One, two, three; one, two, three. With its irresistible, sweeping rhythm, the waltz feels like joy in motion. Nothing is more fun than swooping around the floor in grand circles and elegant turns.
My husband, Wayne, was six foot four. His long arms windmilled with such energy when he got into a passionate conversation that his elbows became a public menace. His long legs could cover a lot of ground in a hurry, across a construction site or across the dance floor. During a polka we would lap everyone else two or three times, with Wayne driving and me hanging on for dear life and trying not to lose my shoes.
Our favorite dance, though, was the waltz. Waltzing, Wayne was grace itself in size 15 cowboy boots.
We took dance classes. We went to dances. Once we crashed a wedding dance in Pukwana, South Dakota. For several years, we had great fun on various dance floors. Then, as so often happens, we got busy. His job required more and more travel. Almost without our noticing it, dancing became one of those things that we were always going to do more of—next week, or next winter, or when we had more time.
Then, on September 3, 2002, just before midnight at the end of an ordinary Tuesday, the doorbell rang. Standing on the step were Wayne's business partner, his office manager, a highway patrolman, and a priest. They were waking me up to tell me that Wayne's small plane had crashed a few hours earlier. He and his good friend and employee Chuck Pemble had died in a North Dakota pasture.
The waltz that we considered our special song was one made popular by Anne Murray: "Could I Have This Dance For the Rest of My Life?" We did have that dance. We just didn't realize that "the rest of his life" would be quite so short.

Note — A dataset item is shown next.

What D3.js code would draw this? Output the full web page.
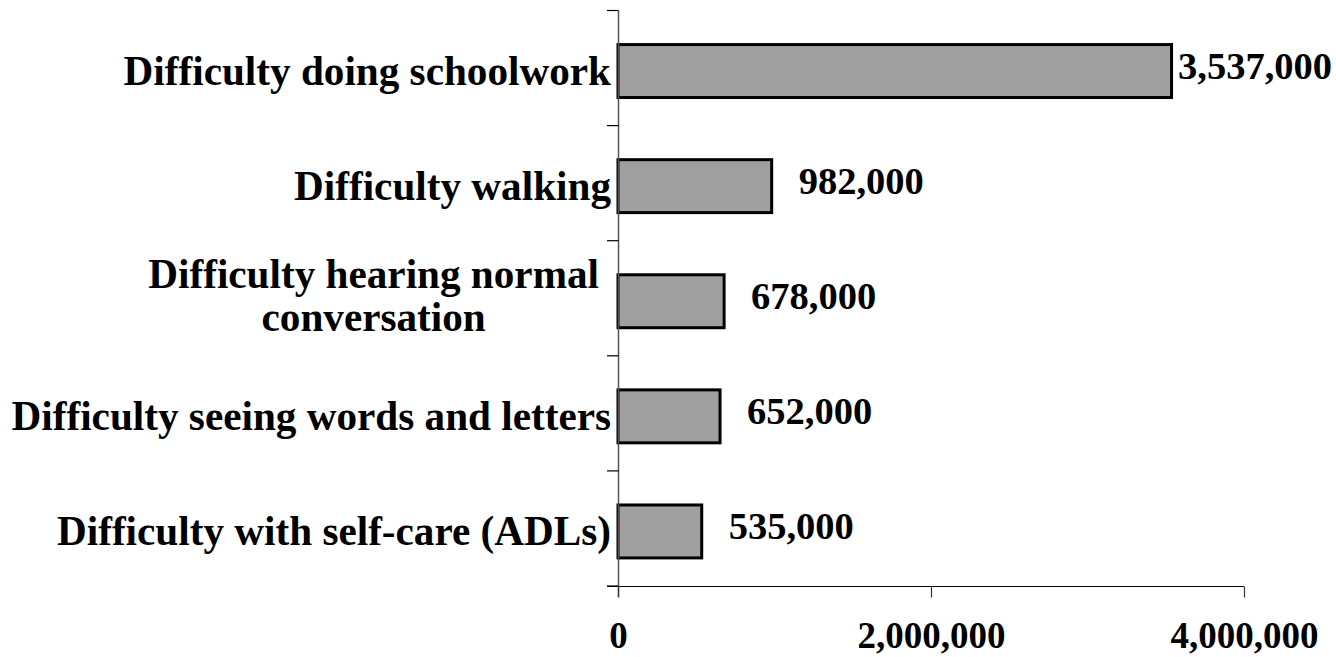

When someone you love dies, that huge loss is surrounded by a great many smaller ones. One of the things I lost along with Wayne was dancing. At first, just hearing a waltz was enough to bring me to tears.
Eventually, time and love and living did their work, and my broken heart began to heal. Even dancing made its way back into my life, with a new partner who also loves the elegant, swooping grace of the waltz.
Life is a dance, done to complex music. Sometimes the steps are difficult, and the rhythm can change when we least expect it. Each of us has our own music, and we never know how long the song will last.
But while the music is playing, we have choices. We can sit to one side and watch because we think dancing is only for the stars. We can become so busy and distracted that we don't even hear the music. Or we can get out there on the floor and dance—for the rest of our lives.
In loving memory of Wayne Christopherson. Unbelievably, it's been ten years. Whatever the occasion, wherever the dance floor, a part of you is always there for every waltz.